SUPPLIED RECORDS:
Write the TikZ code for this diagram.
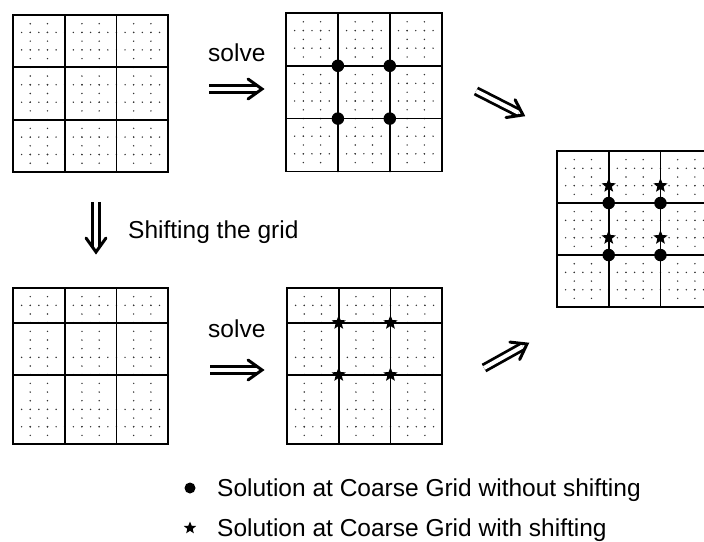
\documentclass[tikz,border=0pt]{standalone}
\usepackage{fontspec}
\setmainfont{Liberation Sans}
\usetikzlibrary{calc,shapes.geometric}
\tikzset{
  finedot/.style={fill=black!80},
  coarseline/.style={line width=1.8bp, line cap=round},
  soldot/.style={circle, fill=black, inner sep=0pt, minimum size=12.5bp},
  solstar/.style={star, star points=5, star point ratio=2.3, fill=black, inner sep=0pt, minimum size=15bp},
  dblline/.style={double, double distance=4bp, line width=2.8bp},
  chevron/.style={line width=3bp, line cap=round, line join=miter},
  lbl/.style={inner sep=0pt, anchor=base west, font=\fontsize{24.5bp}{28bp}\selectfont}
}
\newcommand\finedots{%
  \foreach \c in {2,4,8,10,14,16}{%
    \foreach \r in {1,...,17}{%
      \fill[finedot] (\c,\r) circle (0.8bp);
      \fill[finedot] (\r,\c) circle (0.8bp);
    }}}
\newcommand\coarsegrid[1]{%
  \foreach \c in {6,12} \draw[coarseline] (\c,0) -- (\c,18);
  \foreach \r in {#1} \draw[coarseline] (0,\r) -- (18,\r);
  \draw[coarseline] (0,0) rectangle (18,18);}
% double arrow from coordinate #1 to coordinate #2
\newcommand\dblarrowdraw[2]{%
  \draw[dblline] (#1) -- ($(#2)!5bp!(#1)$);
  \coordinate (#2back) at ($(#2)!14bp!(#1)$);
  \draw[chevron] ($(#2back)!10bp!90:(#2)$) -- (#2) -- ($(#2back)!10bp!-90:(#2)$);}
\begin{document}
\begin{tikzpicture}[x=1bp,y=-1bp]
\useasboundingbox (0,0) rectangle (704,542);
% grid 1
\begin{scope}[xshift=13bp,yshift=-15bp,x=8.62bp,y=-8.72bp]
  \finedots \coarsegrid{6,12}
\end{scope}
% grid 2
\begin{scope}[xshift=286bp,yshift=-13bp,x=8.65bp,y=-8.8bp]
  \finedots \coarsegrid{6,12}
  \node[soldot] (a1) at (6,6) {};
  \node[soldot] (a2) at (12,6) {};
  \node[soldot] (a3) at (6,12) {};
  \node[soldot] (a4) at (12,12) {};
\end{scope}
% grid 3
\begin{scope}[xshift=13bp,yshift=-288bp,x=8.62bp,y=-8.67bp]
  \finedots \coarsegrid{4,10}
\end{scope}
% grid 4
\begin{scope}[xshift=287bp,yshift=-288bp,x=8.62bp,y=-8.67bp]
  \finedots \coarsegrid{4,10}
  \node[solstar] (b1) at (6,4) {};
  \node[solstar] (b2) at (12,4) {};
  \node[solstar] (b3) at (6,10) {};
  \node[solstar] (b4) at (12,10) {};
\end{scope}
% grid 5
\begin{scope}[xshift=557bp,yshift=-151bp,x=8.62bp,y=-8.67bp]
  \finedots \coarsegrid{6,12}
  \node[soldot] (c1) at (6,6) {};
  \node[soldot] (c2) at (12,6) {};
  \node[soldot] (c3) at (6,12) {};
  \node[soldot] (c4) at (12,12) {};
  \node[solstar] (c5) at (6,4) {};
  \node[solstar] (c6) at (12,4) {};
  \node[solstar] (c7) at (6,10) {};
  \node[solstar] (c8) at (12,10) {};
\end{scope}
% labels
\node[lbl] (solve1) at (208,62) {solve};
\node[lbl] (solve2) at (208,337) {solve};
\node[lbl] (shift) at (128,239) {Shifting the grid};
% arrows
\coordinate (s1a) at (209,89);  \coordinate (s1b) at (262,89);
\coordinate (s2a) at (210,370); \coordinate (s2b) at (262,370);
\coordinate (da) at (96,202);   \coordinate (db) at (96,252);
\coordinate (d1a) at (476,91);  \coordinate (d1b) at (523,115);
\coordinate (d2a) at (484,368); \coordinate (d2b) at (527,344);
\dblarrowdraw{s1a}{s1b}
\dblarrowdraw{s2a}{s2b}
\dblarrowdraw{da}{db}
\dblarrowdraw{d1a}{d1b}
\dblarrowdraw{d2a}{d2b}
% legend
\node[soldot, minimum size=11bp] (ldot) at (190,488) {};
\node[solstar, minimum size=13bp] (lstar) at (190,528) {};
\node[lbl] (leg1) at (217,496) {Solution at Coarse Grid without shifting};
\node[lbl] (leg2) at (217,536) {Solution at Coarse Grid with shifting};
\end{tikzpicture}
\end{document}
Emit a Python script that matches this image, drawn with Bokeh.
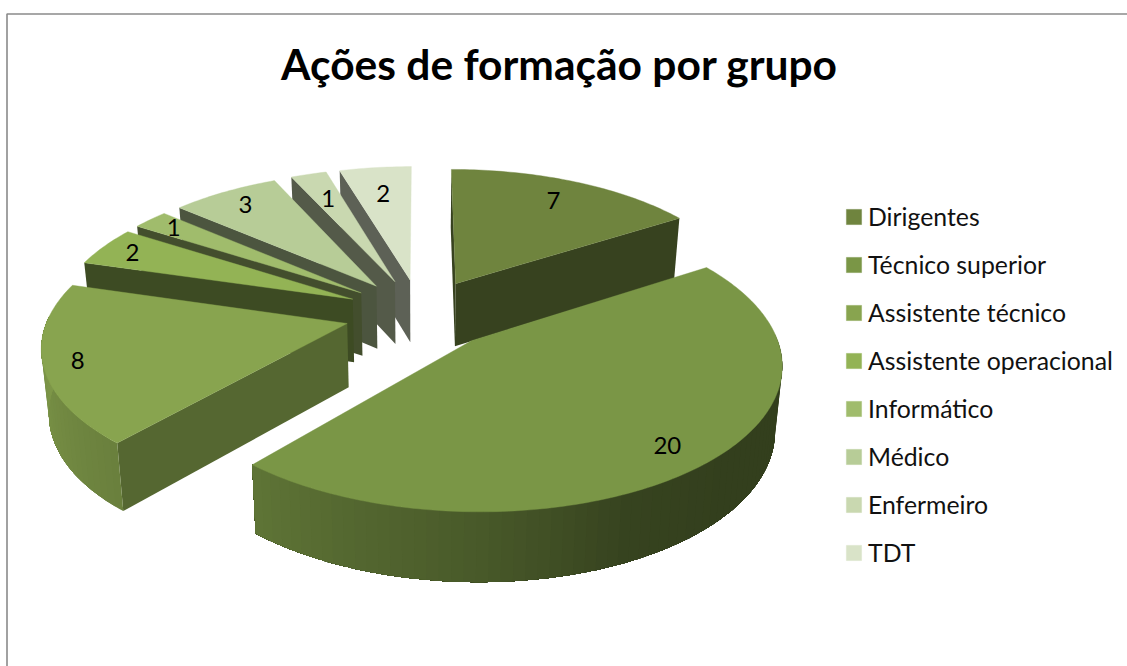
==
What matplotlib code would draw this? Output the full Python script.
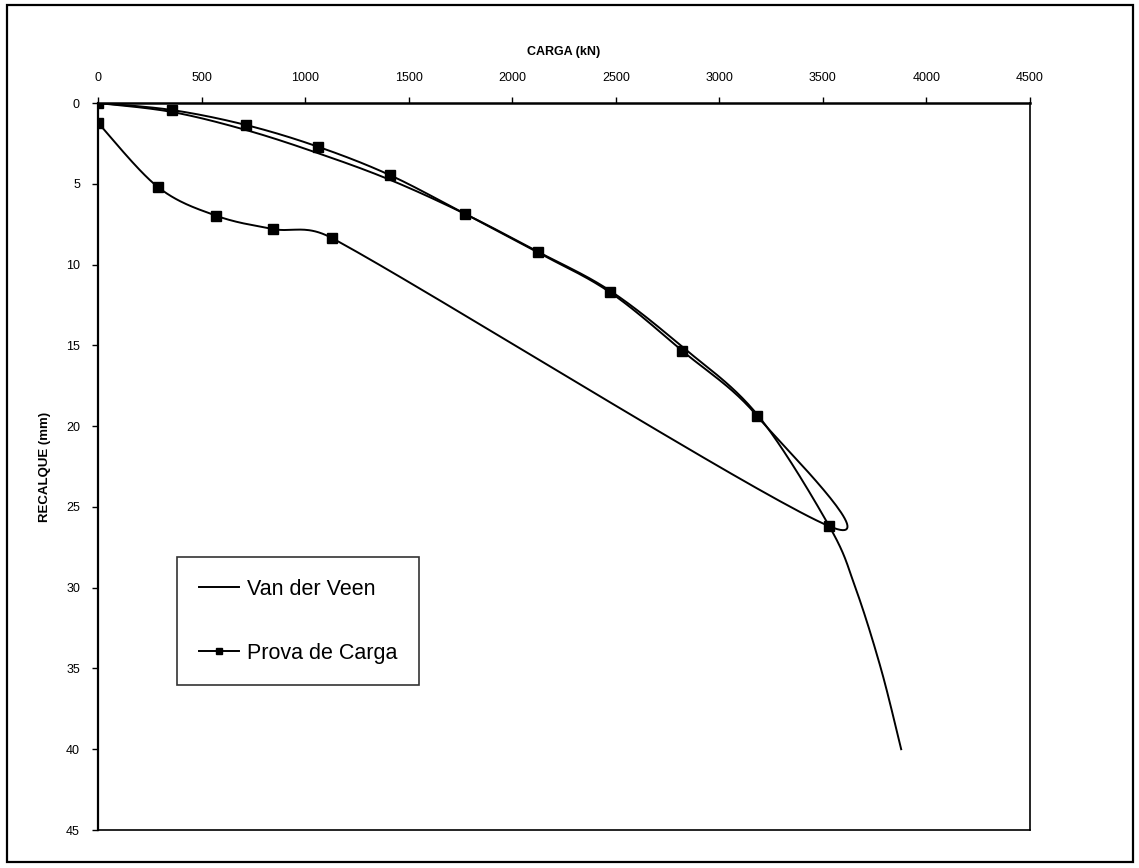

DIRECTIONS:
Tally up the lines in the preceding listing that contain the string "this". Respond with the number and nothing else.

CORRECT OUTPUT:
3